Replacing your car’s carpet is a great way to bring back some of the showroom freshness to a tired interior. With a little planning, organization, and the right tools, it’s a job that one or two people can easily finish in a day.
First, buy carpet for your truck. There are a variety of dealers and vendors who will sell you carpet that fits your particular model of truck. Select the color you want, then pick a day for your installation. When it's time to begin, unroll the carpet and let it sit our for several hours or a day or so. This eliminates wrinkles that the carpet may have from having been rolled up or folded in a box.
Remove the front seats. These are usually attached with a series of bolts accessible from underneath the car. If there is dirt or rust on the bolts, treat with a lubricant like WD-40 before you attempt to remove them. Remove the nuts attaching the seats and lift them out. Be sure to keep the bolts and other fasteners you remove during the day organized so reassembly is hassle-free.
Remove the rear seat if you have an extended cab.

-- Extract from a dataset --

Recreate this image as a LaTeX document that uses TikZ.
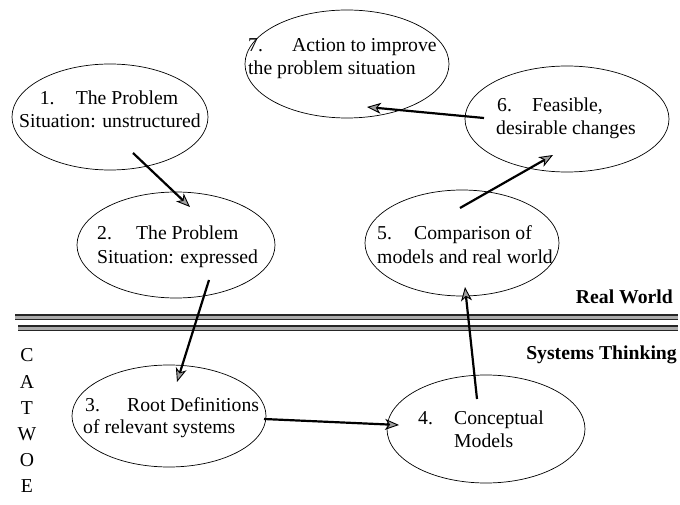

Usually the rear seat cushion pulls off with a sharp tug, exposing any other bolts and fasteners you'll need to remove. With the seats out, unbolt the seat-belt anchors and remove them. Usually you'll need to use a Torx bit to remove these.
Take out interior trim. Sill plates that extend along the door are usually fastened with Phillips screws and are easily removed. Most interior panels, like kick panels, pull off with a sharp tug, or you may need to get behind them with an awl or flat putty knife and pry them out. Be sure to keep any fasteners together so you don't lose them. If your truck has a center console, this is time to remove it. You'll usually find tabs for fasteners around the base of the console.
Once everything has been removed and the carpet is clear of obstructions, pull it out, working from the edge to the center. Lay the old carpet on top of the new to make sure you've got the correct orientation and size for the new piece. Lay the new carpet on the floor, centering it carefully, then punch holes for bolts and attachment points using your awl and utility knife. Once all the holes have been made, replace all of the components you've removed, working in reverse order. As a final step trim any excess before replacing trim panels and door sills. Be sure to tighten all bolts securely, especially those for the seats and seat belts.